Un autobus carico di hongkonghesi viene travolto da un gran vortice di incognite in The Midnight After di Fruit Chan, uno straordinario ibrido tra commedia, horror, cinema catastrofico e – fatto insolito per Hong Kong – fantascienza. La storia è tratta dal web serial poi divenuto romanzo Lost on a Red Mini Bus to Taipo di Pizza. Nella scena notturna iniziale, tra la folla e le luci al neon del centro di Kowloon, un minibus sta per iniziare il suo viaggio verso la città lontana di Tai Po. Fin dall’inizio le cose non filano per il verso giusto: prima l’autista (Lam Suet), che è pieno di debiti fino al collo, imbocca una strada sconosciuta, mentre una coppia bisticcia, sale sul bus per scenderne subito dopo e restare coinvolta in un incidente. E appena il minibus ha lasciato Mongkok, ha attraversato il Lion Rock Tunnel ed è uscito nei Nuovi Territori, Hong Kong non è affatto la stessa di prima.
Durante il viaggio, il conducente e i suoi sedici passeggeri sono disorientati dalla totale mancanza di traffico intorno a loro, e quando il bus arriva a Tai Po non c’è anima viva. Quando le loro strade si separano, la stranezza della situazione diventa chiara per tutti, anche per il più avventuroso del gruppo, Yau Tsi-chi (Wong You-nam), che si avvia verso la sua casa vuota, poi prende la bicicletta e torna a Kowloon dalla fidanzata – ma trova soltanto la casa di lei, coperta di polvere, in mezzo a una città fantasma. In breve i passeggeri si ritrovano a Tai Po in un cha chaan teng, un tipo di trattoria hongkonghese molto comune, per tentare di capire cosa può essere accaduto e in quale anno si trovano.

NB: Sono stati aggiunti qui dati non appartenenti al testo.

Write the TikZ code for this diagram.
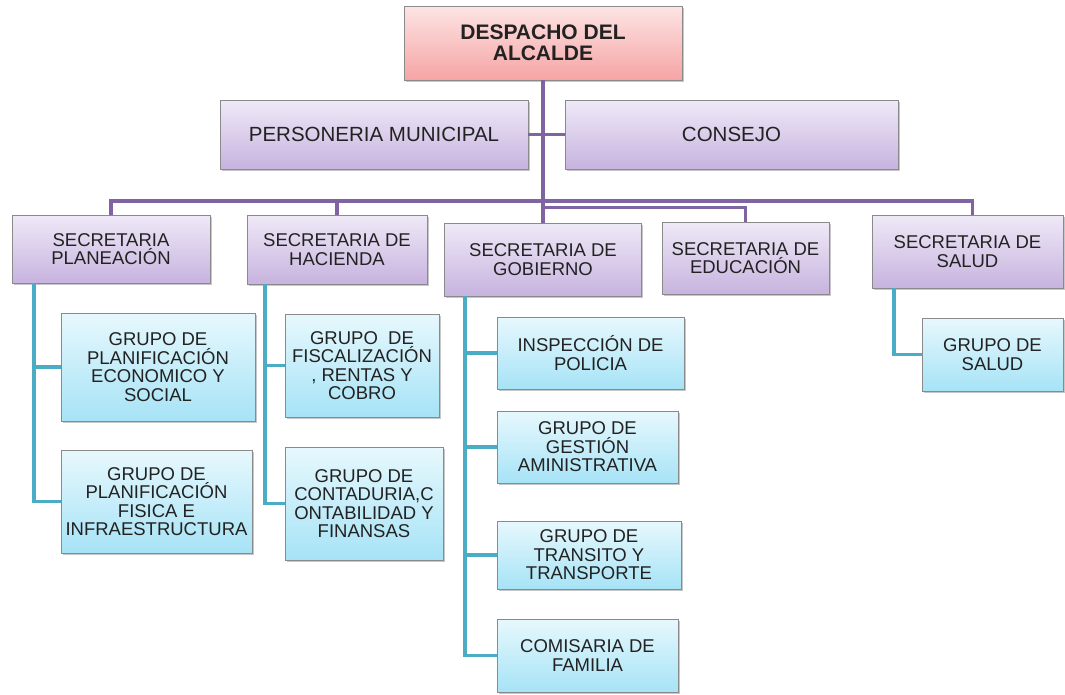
\documentclass[tikz,border=0pt]{standalone}
\usepackage{fontspec}
\setmainfont{Liberation Sans}
\usetikzlibrary{shadows}
\definecolor{pinkT}{HTML}{FDE4E4}
\definecolor{pinkB}{HTML}{F6A4A4}
\definecolor{purT}{HTML}{EFE9F7}
\definecolor{purB}{HTML}{C7B3DF}
\definecolor{cyaT}{HTML}{E7F8FD}
\definecolor{cyaB}{HTML}{A6E3F6}
\definecolor{purline}{HTML}{8064A2}
\definecolor{cyaline}{HTML}{4BACC6}
\definecolor{boxborder}{HTML}{8A8A8A}
\definecolor{textcol}{HTML}{222222}
\begin{document}
\begin{tikzpicture}[x=1pt,y=-1pt,
  box/.style={draw=boxborder, line width=0.7pt, inner sep=0pt, align=center,
    text=textcol, font=\fontsize{18.5}{18.5}\selectfont,
    drop shadow={shadow xshift=1.5pt, shadow yshift=-1.5pt, fill=black, opacity=0.22}},
  pinkbox/.style={box, top color=pinkT, bottom color=pinkB,
    font=\bfseries\fontsize{21}{21.5}\selectfont},
  purbox/.style={box, top color=purT, bottom color=purB},
  bigpur/.style={purbox, font=\fontsize{20.5}{21}\selectfont},
  cyabox/.style={box, top color=cyaT, bottom color=cyaB},
  pline/.style={draw=purline, line width=3.8pt, line join=miter},
  cline/.style={draw=cyaline, line width=3.8pt, line join=miter}]
\useasboundingbox (0,0) rectangle (1065,694);

% top level
\node[pinkbox, minimum width=278, minimum height=74] (desp) at (543,43) {DESPACHO DEL\\ALCALDE};
\node[bigpur, minimum width=308, minimum height=69] (pers) at (374,134.5) {PERSONERIA MUNICIPAL};
\node[bigpur, minimum width=333, minimum height=69] (cons) at (731.5,134.5) {CONSEJO};

% secretarias
\node[purbox, minimum width=198, minimum height=68] (plan) at (111,249) {SECRETARIA\\PLANEACIÓN};
\node[purbox, minimum width=180, minimum height=69] (hac) at (337,249.5) {SECRETARIA DE\\HACIENDA};
\node[purbox, minimum width=197, minimum height=73] (gob) at (543,259.5) {SECRETARIA DE\\GOBIERNO};
\node[purbox, minimum width=167, minimum height=72] (edu) at (745.5,258) {SECRETARIA DE\\EDUCACIÓN};
\node[purbox, minimum width=191, minimum height=73] (sal) at (967.5,251.5) {SECRETARIA DE\\SALUD};

% grupos
\node[cyabox, minimum width=194, minimum height=108] (g1) at (158,367) {GRUPO DE\\PLANIFICACIÓN\\ECONOMICO Y\\SOCIAL};
\node[cyabox, minimum width=191, minimum height=103] (g2) at (156.5,501.5) {GRUPO DE\\PLANIFICACIÓN\\FISICA E\\INFRAESTRUCTURA};
\node[cyabox, minimum width=154, minimum height=103] (fis) at (362,365.5) {GRUPO\ \ DE\\FISCALIZACIÓN\\, RENTAS Y\\COBRO};
\node[cyabox, minimum width=158, minimum height=113] (cont) at (364,503.5) {GRUPO DE\\CONTADURIA,C\\ONTABILIDAD Y\\FINANSAS};
\node[cyabox, minimum width=187, minimum height=72] (insp) at (590.5,353) {INSPECCIÓN DE\\POLICIA};
\node[cyabox, minimum width=181, minimum height=72] (gest) at (587.5,447) {GRUPO DE\\GESTIÓN\\AMINISTRATIVA};
\node[cyabox, minimum width=184, minimum height=68] (trans) at (589,555) {GRUPO DE\\TRANSITO Y\\TRANSPORTE};
\node[cyabox, minimum width=181, minimum height=73] (comis) at (587.5,655.5) {COMISARIA DE\\FAMILIA};
\node[cyabox, minimum width=141, minimum height=73] (gsal) at (992.5,354.5) {GRUPO DE\\SALUD};

% purple connectors
\coordinate (jc) at (543,201);
\coordinate (jc2) at (543,207.5);
\draw[pline] (desp.south) -- (gob.north);
\draw[pline] (pers.east) -- (cons.west);
\draw[pline] (plan.north) |- (jc) -| ([xshift=5pt]sal.north);
\draw[pline] (hac.north) -- (hac.north |- jc);
\draw[pline] (jc2) -| (edu.north);

% cyan connectors
\draw[cline] ([xshift=22pt]plan.south west) |- (g1.west);
\draw[cline] ([xshift=22pt]plan.south west) |- (g2.west);
\draw[cline] ([xshift=18pt]hac.south west) |- (fis.west);
\draw[cline] ([xshift=18pt]hac.south west) |- (cont.west);
\draw[cline] ([xshift=21pt]gob.south west) |- (insp.west);
\draw[cline] ([xshift=21pt]gob.south west) |- (gest.west);
\draw[cline] ([xshift=21pt]gob.south west) |- (trans.west);
\draw[cline] ([xshift=21pt]gob.south west) |- (comis.west);
\draw[cline] ([xshift=22pt]sal.south west) |- (gsal.west);
\end{tikzpicture}
\end{document}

Per gli spettatori che condividono le stesse perplessità di fronte allo svolgersi degli eventi, Chan non offre risposte facili nel suo film, che si sviluppa in molteplici direzioni. Le teorie si accumulano e parecchi dettagli sono sconcertanti. Internet è attivo e funziona, ma i siti web non vengono aggiornati. Sembra che ci sia stato un salto nel tempo, ma a Tai Po il cibo sembra fresco. Quando pare che stia diffondendo qualcosa di contagioso, le vittime sono colpite in modi estremamente diversi. E cosa significano le visioni spettrali, che Tsi-chi continua ad avere, della passeggera Yuki (Janice Man)?
Anche se la situazione rimane enigmatica, The Midnight After è cinema sensazionale. Chan stordisce con le immagini di una Hong Kong spopolata, dalle vaste distese di autostrade deserte a un teatro lirico all’aperto abbandonato, e la mancanza del solito rumore di fondo della città è semplicemente inquietante. The Midnight After appartiene a quel gruppo di nuovi film hongkonghesi che propongono un immaginario apocalittico, da fine del mondo, e qui il materiale è eccezionalmente sorprendente. Alla luce delle crescenti preoccupazioni sociali e politiche che affliggono Hong Kong da circa dieci anni a questa parte, e dei timori sempre più diffusi che la città stia perdendo la sua strada, la desolazione e il futuro ignoto di The Midnight After sono di estrema attualità. Agli spettatori vengono dati in pasto piccolo chicche che riflettono lo stato d’animo attuale, come quando un servizio web rifiuta il cantonese a favore del Putongua, riecheggiando i timori per la lingua e la cultura locali, o ancora le immagini dei conducenti di autobus vestiti con l’equipaggiamento protettivo che ricorda i tempi bui dell’epidemia di SARS del 2003.
La storia segue anche i cambiamenti che avvengono all’interno dell’eterogeneo campione di hongkonghesi del film mentre affrontano la loro difficilissima situazione e arrivano a riconoscere valori che forse avevano dato per scontati. Qui Chan trova spazio per un messaggio che non vuole essere un mero ammonimento, ma infonde anche un senso di speranza. In The Midnight After infatti non è proprio tutto negativo: la giocosità che pervade l’opera registica di Chan è molto evidente, dalle dinamiche battute musicali ai divertenti effetti speciali e alle battute vivaci – anche quando piove sangue. A tenere insieme il tutto c’è un cast corale di tutto rispetto, con Wong You-nam, Lam Suet, Janice Man e Simon Yam (che gigioneggia nei panni di uno sbruffone trasandato). Offrono memorabili interpretazioni anche Sam Lee, eccezionale come drogato allucinato, Kara Hui, Chui Tien-te e Vincci Cheuk. E poi c’è il novellino Jan Curious, un cantante rock che interpretando Space Oddity di David Bowie si distingue come uno dei momenti salienti del film – un’impresa non da poco in un film come insolito come questo.